3. Corporate Training Videos
Scenario: HR department creating onboarding materials.
How Descript Helps:
- Record CEO messages with automatic background noise removal
- Update outdated content by editing text (e.g., changing policy dates)
- Clone executive voices for translations without re-recording
- Share draft versions with legal team for real-time feedback
- Export to LMS platforms with SCORM compliance
Result: Reduced update time from 3 days to 2 hours while maintaining professional quality.
Pros & Cons
Pros
✓ Intuitive text-based editing – Eliminates timeline complexity for beginners
✓ AI time-savers – Filler removal and overdub can cut editing time by 70%
✓ All-in-one workflow – Recording, editing, and publishing in a single tool
✓ Collaboration features – Real-time co-editing beats version-hell in traditional editors
✓ Cost-effective – Avoids separate tools for transcription (Otter), editing (Premiere), and voiceover (Voicemod)
Cons
✗ Steep learning curve for advanced features – Timeline view and Overdub require practice
✗ Transcription errors – Accents or background noise can cause 5-10% error rate
✗ Limited native effects – Advanced color grading requires external tools
✗ Voice cloning limitations – Overdub needs 20+ minutes of clean audio for best results
✗ Pricing scalability – Teams needing multiple Overdub voices face $30/user costs
Alternatives
1. Riverside.fm
- Best for: High-quality remote recordings only
- Key difference: Superior recording quality but lacks Descript's editing capabilities
- Pricing: $15-$39/month (recording-focused; no text-based editing)

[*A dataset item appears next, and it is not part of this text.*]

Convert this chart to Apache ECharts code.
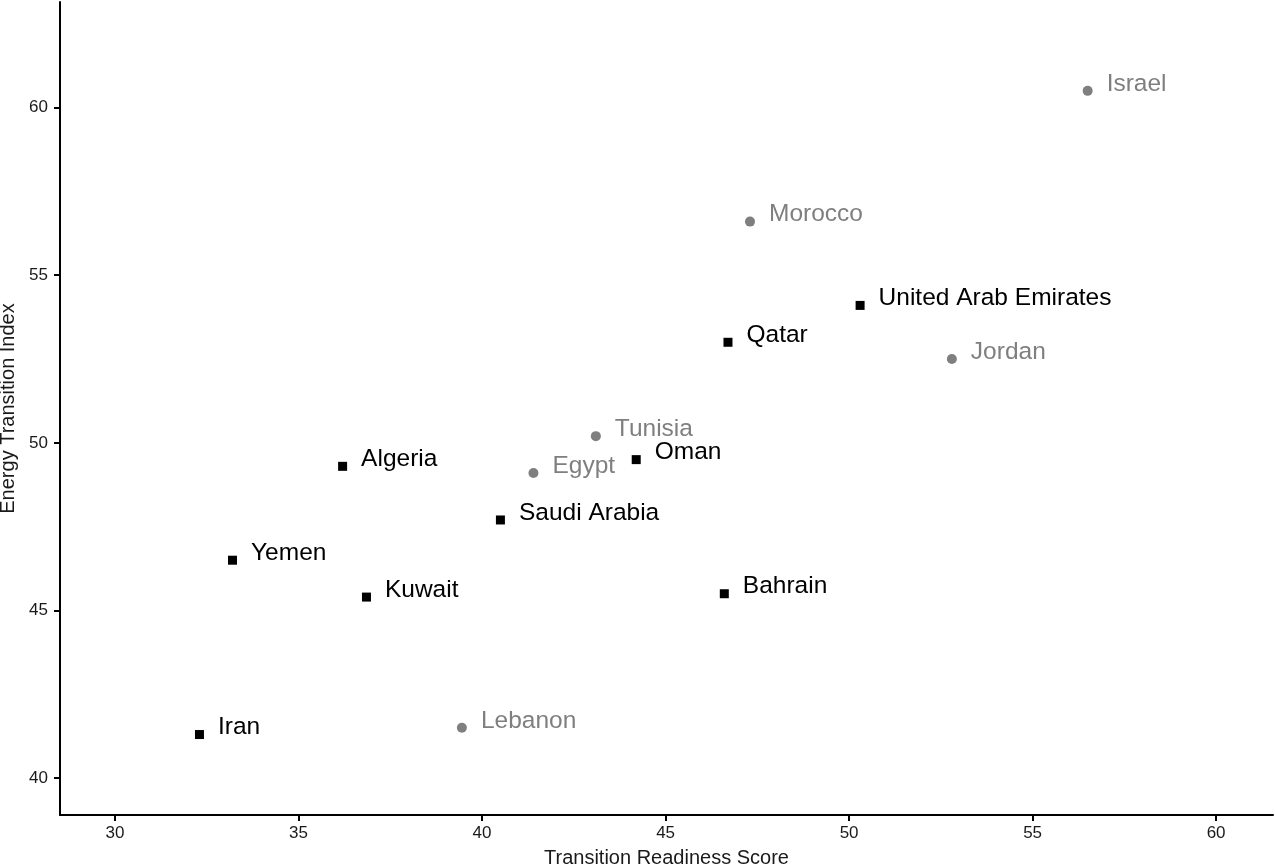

- When to choose: When you need broadcast-quality remote interviews but will edit elsewhere
2. Adobe Premiere Pro
- Best for: Professional video editors needing advanced controls
- Key difference: Traditional timeline editing with extensive effects (no text-based workflow)
- Pricing: $20.99/month (requires separate transcription tools like Adobe Podcast)
- When to choose: For complex video projects where Descript's AI features aren't sufficient
3. CapCut
- Best for: Social media creators wanting quick mobile edits
- Key difference: Free mobile app with templates but minimal AI editing
- Pricing: Free (with watermark; $7.99/month for premium)
- When to choose: For TikTok/Reels content where text-based editing isn't needed
Comparison Insight: Descript wins for audio-centric workflows (podcasts, voiceovers), while Premiere Pro remains superior for visual effects-heavy projects. For pure transcription, Otter.ai ($10/month) is cheaper but lacks editing capabilities.
Disclaimer: This guide is based on Descript's features as of March 2025. Pricing, features, and availability may change. The author has no affiliation with Descript and recommends testing the free tier before purchasing. AI tools like voice cloning should be used ethically with proper consent from voice donors. Always verify critical outputs as AI systems may produce errors.